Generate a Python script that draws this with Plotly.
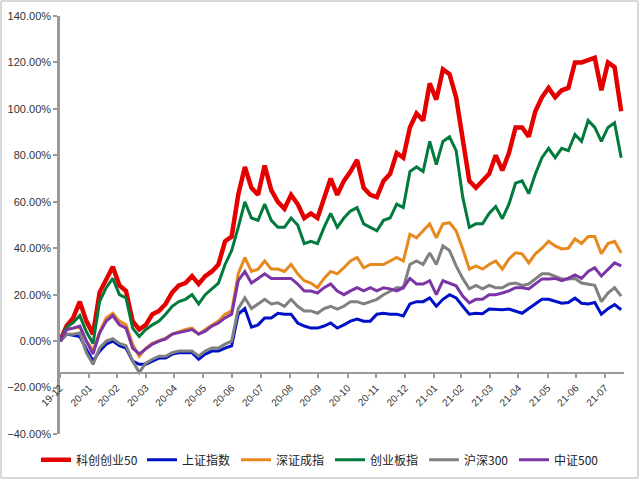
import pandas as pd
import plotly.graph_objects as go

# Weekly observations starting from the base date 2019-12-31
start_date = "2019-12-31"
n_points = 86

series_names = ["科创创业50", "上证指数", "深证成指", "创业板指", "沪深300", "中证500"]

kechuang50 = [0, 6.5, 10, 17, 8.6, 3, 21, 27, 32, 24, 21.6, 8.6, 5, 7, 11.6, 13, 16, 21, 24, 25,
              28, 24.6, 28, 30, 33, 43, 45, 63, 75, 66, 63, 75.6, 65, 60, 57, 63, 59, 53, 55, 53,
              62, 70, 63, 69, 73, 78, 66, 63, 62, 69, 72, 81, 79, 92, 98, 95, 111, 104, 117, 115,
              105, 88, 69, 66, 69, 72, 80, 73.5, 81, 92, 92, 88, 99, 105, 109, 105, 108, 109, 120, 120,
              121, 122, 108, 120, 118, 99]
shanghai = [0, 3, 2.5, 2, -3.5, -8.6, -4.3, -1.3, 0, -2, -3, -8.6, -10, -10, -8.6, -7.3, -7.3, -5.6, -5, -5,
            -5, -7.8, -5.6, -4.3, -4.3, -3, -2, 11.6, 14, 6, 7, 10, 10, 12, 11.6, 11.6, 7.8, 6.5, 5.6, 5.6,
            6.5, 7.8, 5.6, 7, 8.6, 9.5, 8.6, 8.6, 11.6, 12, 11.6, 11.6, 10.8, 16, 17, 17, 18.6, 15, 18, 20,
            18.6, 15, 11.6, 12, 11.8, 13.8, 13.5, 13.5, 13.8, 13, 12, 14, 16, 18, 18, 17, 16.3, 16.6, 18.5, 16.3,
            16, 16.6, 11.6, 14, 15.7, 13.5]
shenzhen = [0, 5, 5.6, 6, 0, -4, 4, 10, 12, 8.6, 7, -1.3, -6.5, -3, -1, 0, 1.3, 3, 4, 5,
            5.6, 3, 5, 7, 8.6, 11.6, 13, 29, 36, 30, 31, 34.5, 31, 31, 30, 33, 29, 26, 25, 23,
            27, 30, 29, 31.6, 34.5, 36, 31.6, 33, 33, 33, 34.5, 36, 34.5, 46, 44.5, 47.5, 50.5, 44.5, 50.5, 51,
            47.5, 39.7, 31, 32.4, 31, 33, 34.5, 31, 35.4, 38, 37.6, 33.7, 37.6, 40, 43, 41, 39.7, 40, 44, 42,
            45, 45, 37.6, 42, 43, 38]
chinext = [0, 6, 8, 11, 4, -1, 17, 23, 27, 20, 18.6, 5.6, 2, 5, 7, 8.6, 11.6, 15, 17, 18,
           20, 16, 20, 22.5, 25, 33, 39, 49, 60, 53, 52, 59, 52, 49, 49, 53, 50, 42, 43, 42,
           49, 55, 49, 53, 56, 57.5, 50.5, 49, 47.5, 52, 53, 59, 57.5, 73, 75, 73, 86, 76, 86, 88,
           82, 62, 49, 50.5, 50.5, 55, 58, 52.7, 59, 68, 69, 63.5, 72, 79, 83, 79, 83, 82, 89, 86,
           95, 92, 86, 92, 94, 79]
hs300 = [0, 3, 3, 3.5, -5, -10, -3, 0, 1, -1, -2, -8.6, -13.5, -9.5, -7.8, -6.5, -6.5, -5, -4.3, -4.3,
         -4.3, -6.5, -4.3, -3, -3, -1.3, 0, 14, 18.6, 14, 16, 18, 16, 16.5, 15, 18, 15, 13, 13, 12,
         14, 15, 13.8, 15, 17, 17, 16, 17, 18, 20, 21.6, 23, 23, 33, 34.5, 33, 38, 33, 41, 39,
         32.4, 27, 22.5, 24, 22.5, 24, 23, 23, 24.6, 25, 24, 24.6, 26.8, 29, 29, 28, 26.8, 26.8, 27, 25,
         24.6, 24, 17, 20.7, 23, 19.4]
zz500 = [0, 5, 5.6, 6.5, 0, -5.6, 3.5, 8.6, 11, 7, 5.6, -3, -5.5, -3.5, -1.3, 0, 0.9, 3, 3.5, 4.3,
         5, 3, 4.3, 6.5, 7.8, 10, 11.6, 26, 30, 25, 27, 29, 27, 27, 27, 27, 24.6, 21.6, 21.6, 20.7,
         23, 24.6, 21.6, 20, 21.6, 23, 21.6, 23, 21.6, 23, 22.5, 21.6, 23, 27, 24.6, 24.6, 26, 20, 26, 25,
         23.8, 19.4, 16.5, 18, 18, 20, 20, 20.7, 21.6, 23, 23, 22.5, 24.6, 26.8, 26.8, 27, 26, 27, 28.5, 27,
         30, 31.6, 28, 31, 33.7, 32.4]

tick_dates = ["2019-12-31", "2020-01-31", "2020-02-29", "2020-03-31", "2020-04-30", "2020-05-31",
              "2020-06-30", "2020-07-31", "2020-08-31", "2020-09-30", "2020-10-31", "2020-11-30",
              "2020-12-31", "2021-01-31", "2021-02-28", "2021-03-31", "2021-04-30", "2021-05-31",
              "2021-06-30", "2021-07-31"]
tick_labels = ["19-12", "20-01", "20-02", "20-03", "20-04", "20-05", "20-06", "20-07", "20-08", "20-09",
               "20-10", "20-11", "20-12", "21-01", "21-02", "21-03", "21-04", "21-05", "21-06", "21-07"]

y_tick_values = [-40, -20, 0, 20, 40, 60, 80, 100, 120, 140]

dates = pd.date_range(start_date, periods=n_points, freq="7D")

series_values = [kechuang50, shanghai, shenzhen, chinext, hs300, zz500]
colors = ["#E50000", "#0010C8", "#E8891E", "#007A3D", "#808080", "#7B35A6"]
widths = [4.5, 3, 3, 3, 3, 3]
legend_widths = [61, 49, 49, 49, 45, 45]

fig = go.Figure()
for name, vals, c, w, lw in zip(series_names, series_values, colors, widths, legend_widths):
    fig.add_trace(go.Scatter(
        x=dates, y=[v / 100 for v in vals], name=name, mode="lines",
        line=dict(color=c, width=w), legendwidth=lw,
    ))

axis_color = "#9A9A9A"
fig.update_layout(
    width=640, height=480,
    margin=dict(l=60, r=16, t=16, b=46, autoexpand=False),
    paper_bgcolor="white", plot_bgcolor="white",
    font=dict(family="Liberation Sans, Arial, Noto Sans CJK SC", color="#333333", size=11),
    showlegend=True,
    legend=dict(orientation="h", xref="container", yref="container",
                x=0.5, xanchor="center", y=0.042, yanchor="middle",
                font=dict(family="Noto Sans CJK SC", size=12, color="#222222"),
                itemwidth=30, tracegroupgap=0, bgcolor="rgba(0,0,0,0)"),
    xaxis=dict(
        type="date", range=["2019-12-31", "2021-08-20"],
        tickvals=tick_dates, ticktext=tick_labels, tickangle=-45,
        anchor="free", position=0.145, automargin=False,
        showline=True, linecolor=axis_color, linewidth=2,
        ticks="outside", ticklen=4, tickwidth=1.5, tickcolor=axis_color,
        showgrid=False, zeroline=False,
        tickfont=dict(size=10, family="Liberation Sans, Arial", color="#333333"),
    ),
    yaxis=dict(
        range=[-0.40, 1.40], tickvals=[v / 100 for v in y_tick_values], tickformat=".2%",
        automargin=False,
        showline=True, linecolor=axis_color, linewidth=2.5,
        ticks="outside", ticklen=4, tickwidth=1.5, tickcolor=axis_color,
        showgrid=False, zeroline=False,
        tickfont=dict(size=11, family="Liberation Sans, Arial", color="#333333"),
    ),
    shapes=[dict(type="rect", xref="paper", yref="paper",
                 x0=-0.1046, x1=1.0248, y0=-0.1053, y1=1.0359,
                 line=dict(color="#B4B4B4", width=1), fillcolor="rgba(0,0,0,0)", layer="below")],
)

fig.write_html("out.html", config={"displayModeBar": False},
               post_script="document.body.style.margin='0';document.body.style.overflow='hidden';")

**GOAL**
Restate the full listing verbatim and drop every picture.

**ANSWER**
Generate a Python script that draws this with Plotly.
import pandas as pd
import plotly.graph_objects as go

# Weekly observations starting from the base date 2019-12-31
start_date = "2019-12-31"
n_points = 86

series_names = ["科创创业50", "上证指数", "深证成指", "创业板指", "沪深300", "中证500"]

kechuang50 = [0, 6.5, 10, 17, 8.6, 3, 21, 27, 32, 24, 21.6, 8.6, 5, 7, 11.6, 13, 16, 21, 24, 25,
              28, 24.6, 28, 30, 33, 43, 45, 63, 75, 66, 63, 75.6, 65, 60, 57, 63, 59, 53, 55, 53,
              62, 70, 63, 69, 73, 78, 66, 63, 62, 69, 72, 81, 79, 92, 98, 95, 111, 104, 117, 115,
              105, 88, 69, 66, 69, 72, 80, 73.5, 81, 92, 92, 88, 99, 105, 109, 105, 108, 109, 120, 120,
              121, 122, 108, 120, 118, 99]
shanghai = [0, 3, 2.5, 2, -3.5, -8.6, -4.3, -1.3, 0, -2, -3, -8.6, -10, -10, -8.6, -7.3, -7.3, -5.6, -5, -5,
            -5, -7.8, -5.6, -4.3, -4.3, -3, -2, 11.6, 14, 6, 7, 10, 10, 12, 11.6, 11.6, 7.8, 6.5, 5.6, 5.6,
            6.5, 7.8, 5.6, 7, 8.6, 9.5, 8.6, 8.6, 11.6, 12, 11.6, 11.6, 10.8, 16, 17, 17, 18.6, 15, 18, 20,
            18.6, 15, 11.6, 12, 11.8, 13.8, 13.5, 13.5, 13.8, 13, 12, 14, 16, 18, 18, 17, 16.3, 16.6, 18.5, 16.3,
            16, 16.6, 11.6, 14, 15.7, 13.5]
shenzhen = [0, 5, 5.6, 6, 0, -4, 4, 10, 12, 8.6, 7, -1.3, -6.5, -3, -1, 0, 1.3, 3, 4, 5,
            5.6, 3, 5, 7, 8.6, 11.6, 13, 29, 36, 30, 31, 34.5, 31, 31, 30, 33, 29, 26, 25, 23,
            27, 30, 29, 31.6, 34.5, 36, 31.6, 33, 33, 33, 34.5, 36, 34.5, 46, 44.5, 47.5, 50.5, 44.5, 50.5, 51,
            47.5, 39.7, 31, 32.4, 31, 33, 34.5, 31, 35.4, 38, 37.6, 33.7, 37.6, 40, 43, 41, 39.7, 40, 44, 42,
            45, 45, 37.6, 42, 43, 38]
chinext = [0, 6, 8, 11, 4, -1, 17, 23, 27, 20, 18.6, 5.6, 2, 5, 7, 8.6, 11.6, 15, 17, 18,
           20, 16, 20, 22.5, 25, 33, 39, 49, 60, 53, 52, 59, 52, 49, 49, 53, 50, 42, 43, 42,
           49, 55, 49, 53, 56, 57.5, 50.5, 49, 47.5, 52, 53, 59, 57.5, 73, 75, 73, 86, 76, 86, 88,
           82, 62, 49, 50.5, 50.5, 55, 58, 52.7, 59, 68, 69, 63.5, 72, 79, 83, 79, 83, 82, 89, 86,
           95, 92, 86, 92, 94, 79]
hs300 = [0, 3, 3, 3.5, -5, -10, -3, 0, 1, -1, -2, -8.6, -13.5, -9.5, -7.8, -6.5, -6.5, -5, -4.3, -4.3,
         -4.3, -6.5, -4.3, -3, -3, -1.3, 0, 14, 18.6, 14, 16, 18, 16, 16.5, 15, 18, 15, 13, 13, 12,
         14, 15, 13.8, 15, 17, 17, 16, 17, 18, 20, 21.6, 23, 23, 33, 34.5, 33, 38, 33, 41, 39,
         32.4, 27, 22.5, 24, 22.5, 24, 23, 23, 24.6, 25, 24, 24.6, 26.8, 29, 29, 28, 26.8, 26.8, 27, 25,
         24.6, 24, 17, 20.7, 23, 19.4]
zz500 = [0, 5, 5.6, 6.5, 0, -5.6, 3.5, 8.6, 11, 7, 5.6, -3, -5.5, -3.5, -1.3, 0, 0.9, 3, 3.5, 4.3,
         5, 3, 4.3, 6.5, 7.8, 10, 11.6, 26, 30, 25, 27, 29, 27, 27, 27, 27, 24.6, 21.6, 21.6, 20.7,
         23, 24.6, 21.6, 20, 21.6, 23, 21.6, 23, 21.6, 23, 22.5, 21.6, 23, 27, 24.6, 24.6, 26, 20, 26, 25,
         23.8, 19.4, 16.5, 18, 18, 20, 20, 20.7, 21.6, 23, 23, 22.5, 24.6, 26.8, 26.8, 27, 26, 27, 28.5, 27,
         30, 31.6, 28, 31, 33.7, 32.4]

tick_dates = ["2019-12-31", "2020-01-31", "2020-02-29", "2020-03-31", "2020-04-30", "2020-05-31",
              "2020-06-30", "2020-07-31", "2020-08-31", "2020-09-30", "2020-10-31", "2020-11-30",
              "2020-12-31", "2021-01-31", "2021-02-28", "2021-03-31", "2021-04-30", "2021-05-31",
              "2021-06-30", "2021-07-31"]
tick_labels = ["19-12", "20-01", "20-02", "20-03", "20-04", "20-05", "20-06", "20-07", "20-08", "20-09",
               "20-10", "20-11", "20-12", "21-01", "21-02", "21-03", "21-04", "21-05", "21-06", "21-07"]

y_tick_values = [-40, -20, 0, 20, 40, 60, 80, 100, 120, 140]

dates = pd.date_range(start_date, periods=n_points, freq="7D")

series_values = [kechuang50, shanghai, shenzhen, chinext, hs300, zz500]
colors = ["#E50000", "#0010C8", "#E8891E", "#007A3D", "#808080", "#7B35A6"]
widths = [4.5, 3, 3, 3, 3, 3]
legend_widths = [61, 49, 49, 49, 45, 45]

fig = go.Figure()
for name, vals, c, w, lw in zip(series_names, series_values, colors, widths, legend_widths):
    fig.add_trace(go.Scatter(
        x=dates, y=[v / 100 for v in vals], name=name, mode="lines",
        line=dict(color=c, width=w), legendwidth=lw,
    ))

axis_color = "#9A9A9A"
fig.update_layout(
    width=640, height=480,
    margin=dict(l=60, r=16, t=16, b=46, autoexpand=False),
    paper_bgcolor="white", plot_bgcolor="white",
    font=dict(family="Liberation Sans, Arial, Noto Sans CJK SC", color="#333333", size=11),
    showlegend=True,
    legend=dict(orientation="h", xref="container", yref="container",
                x=0.5, xanchor="center", y=0.042, yanchor="middle",
                font=dict(family="Noto Sans CJK SC", size=12, color="#222222"),
                itemwidth=30, tracegroupgap=0, bgcolor="rgba(0,0,0,0)"),
    xaxis=dict(
        type="date", range=["2019-12-31", "2021-08-20"],
        tickvals=tick_dates, ticktext=tick_labels, tickangle=-45,
        anchor="free", position=0.145, automargin=False,
        showline=True, linecolor=axis_color, linewidth=2,
        ticks="outside", ticklen=4, tickwidth=1.5, tickcolor=axis_color,
        showgrid=False, zeroline=False,
        tickfont=dict(size=10, family="Liberation Sans, Arial", color="#333333"),
    ),
    yaxis=dict(
        range=[-0.40, 1.40], tickvals=[v / 100 for v in y_tick_values], tickformat=".2%",
        automargin=False,
        showline=True, linecolor=axis_color, linewidth=2.5,
        ticks="outside", ticklen=4, tickwidth=1.5, tickcolor=axis_color,
        showgrid=False, zeroline=False,
        tickfont=dict(size=11, family="Liberation Sans, Arial", color="#333333"),
    ),
    shapes=[dict(type="rect", xref="paper", yref="paper",
                 x0=-0.1046, x1=1.0248, y0=-0.1053, y1=1.0359,
                 line=dict(color="#B4B4B4", width=1), fillcolor="rgba(0,0,0,0)", layer="below")],
)

fig.write_html("out.html", config={"displayModeBar": False},
               post_script="document.body.style.margin='0';document.body.style.overflow='hidden';")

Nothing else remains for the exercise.